**Exercise task:**
Drop every picture. Then return, exactly, the lines from the beginning of the listing below through the one containing "b2 = ax.bar(x".
────
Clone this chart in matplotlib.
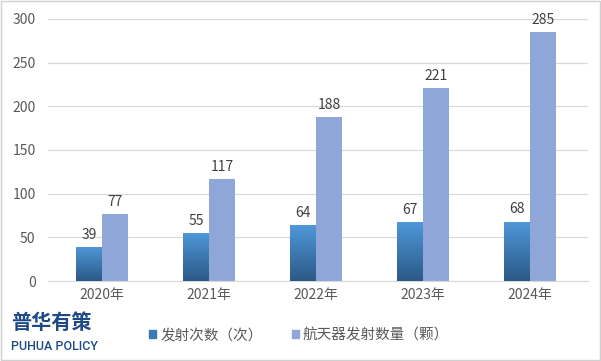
import matplotlib
matplotlib.use("Agg")
import matplotlib.pyplot as plt
import numpy as np
from matplotlib.colors import LinearSegmentedColormap
from matplotlib.patches import Rectangle

plt.rcParams['font.family'] = ['Noto Sans CJK SC', 'DejaVu Sans']

categories = ["2020年", "2021年", "2022年", "2023年", "2024年"]
launches = [39, 55, 64, 67, 68]
spacecraft = [77, 117, 188, 221, 285]
series_names = ["发射次数（次）", "航天器发射数量（颗）"]
yticks = [0, 50, 100, 150, 200, 250, 300]

fig = plt.figure(figsize=(6.01, 3.61), dpi=100)
ax = fig.add_axes([0.08, 0.2216, 0.898, 0.7258])

x = np.arange(len(categories))
w = 0.24
b1 = ax.bar(x - w / 2, launches, w, color="#3f7fc0", zorder=2, label=series_names[0])
b2 = ax.bar(x + w / 2, spacecraft, w, color="#8fa6d8", zorder=2, label=series_names[1])

cmap = LinearSegmentedColormap.from_list("g", ["#2b5986", "#4f98da"])
grad = np.linspace(0, 1, 256).reshape(-1, 1)
for bar in b1:
    x0, y0 = bar.get_x(), bar.get_y()
    bw, bh = bar.get_width(), bar.get_height()
    im = ax.imshow(grad, extent=[x0, x0 + bw, y0, y0 + bh], origin="lower",
                   cmap=cmap, aspect="auto", zorder=3)
    im.set_clip_path(bar)
    bar.set_facecolor("none")

for xi, v in zip(x, launches):
    ax.text(xi - w / 2, v + 6, str(v), ha="center", va="bottom", fontsize=10, color="#404040")
for xi, v in zip(x, spacecraft):
    ax.text(xi + w / 2, v + 6, str(v), ha="center", va="bottom", fontsize=10, color="#404040")

ax.set_xlim(-0.505, 4.54)
ax.set_ylim(0, 300)
ax.set_yticks(yticks)
ax.set_xticks(x)
ax.set_xticklabels(categories)
ax.tick_params(axis="both", length=0, labelsize=10, colors="#595959")
ax.tick_params(axis="y", pad=9)
ax.tick_params(axis="x", pad=5)
ax.yaxis.grid(True, color="#d9d9d9", linewidth=0.9, zorder=0)
ax.set_axisbelow(True)
for s in ["top", "right", "left"]:
    ax.spines[s].set_visible(False)
ax.spines["bottom"].set_color("#d9d9d9")

handles = [Rectangle((0, 0), 1, 1, color="#3a78b8"), Rectangle((0, 0), 1, 1, color="#8fa6d8")]
leg = fig.legend(handles, series_names, loc="center", bbox_to_anchor=(0.4975, 0.072), ncol=2,
                 frameon=False, fontsize=10.5, handlelength=0.5, handleheight=0.5,
                 handletextpad=0.25, columnspacing=2.0, labelcolor="#595959")

fig.text(0.018, 0.107, "普华有策", fontsize=14.5, fontweight="bold", color="#1d4a87", ha="left", va="center")
fig.text(0.019, 0.040, "PUHUA POLICY", fontsize=9, fontweight="medium", color="#1d4a87", ha="left", va="center",
         family=["Roboto", "DejaVu Sans"])

fig.patches.append(Rectangle((0.001, 0.002), 0.997, 0.995, transform=fig.transFigure,
                             fill=False, edgecolor="#d0d0d0", linewidth=1))

fig.savefig("out.png", dpi=100)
────
**Solution to this problem:**
Clone this chart in matplotlib.
import matplotlib
matplotlib.use("Agg")
import matplotlib.pyplot as plt
import numpy as np
from matplotlib.colors import LinearSegmentedColormap
from matplotlib.patches import Rectangle

plt.rcParams['font.family'] = ['Noto Sans CJK SC', 'DejaVu Sans']

categories = ["2020年", "2021年", "2022年", "2023年", "2024年"]
launches = [39, 55, 64, 67, 68]
spacecraft = [77, 117, 188, 221, 285]
series_names = ["发射次数（次）", "航天器发射数量（颗）"]
yticks = [0, 50, 100, 150, 200, 250, 300]

fig = plt.figure(figsize=(6.01, 3.61), dpi=100)
ax = fig.add_axes([0.08, 0.2216, 0.898, 0.7258])

x = np.arange(len(categories))
w = 0.24
b1 = ax.bar(x - w / 2, launches, w, color="#3f7fc0", zorder=2, label=series_names[0])
b2 = ax.bar(x + w / 2, spacecraft, w, color="#8fa6d8", zorder=2, label=series_names[1])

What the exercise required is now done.